The LOMO’s ability to shoot for as long as two minutes can be as much of a curse as a blessing.
The LOMOgraphy movement has made a virtue out of what some would deem a limitation. The LC-A’s design left out one feature later rectified in LOMOgraphy’s L-CA+: a cable release thread. This means it’s very hard to take a shake-free long exposure. You need a sturdy support and a very steady finger.
Many LOMOgraphers learned to embrace the shaky, blurred aesthetic – producing snaking light trails a world away from pin-sharp long exposures. When the new and improved LOMO LC-A+ came out in 2005, its threaded shutter meant LOMOs could (theoretically at least) produce shake-free photos, though I’ve seen very few LOMOgraphers shoot this way – I guess people are more used to using an SLR for this kind of stuff.

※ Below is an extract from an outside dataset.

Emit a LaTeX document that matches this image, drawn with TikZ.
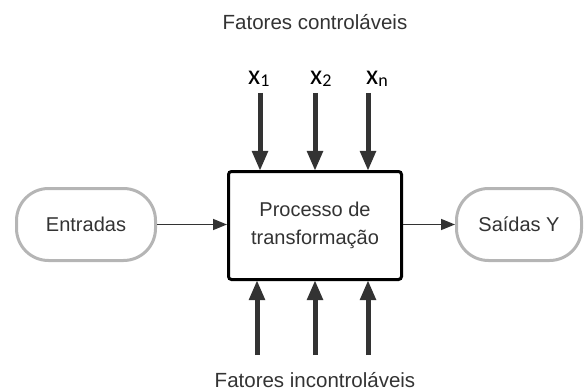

This pic was taken back in 2003, after a night out in Shepherd’s Bush in West London, here on the Hammersmith & City Line, the world-famous Tube is above ground. Lit from the platform lights, there’s usually enough light to take a handheld shot with fast film.
But fast film isn’t what I had that night – all I had was 100-ISO colour print film. I waited as a Tube train rumbled past by the other platform, clicked and hoped for the best.
It’s a shot that’s likely to grace a London Underground poster anytime soon, but the swirling lights Impressionistic lights remind me of a thousand London nights spent waiting on a late-night platform for a Tube train after a few pints. Not everything is always in clear focus.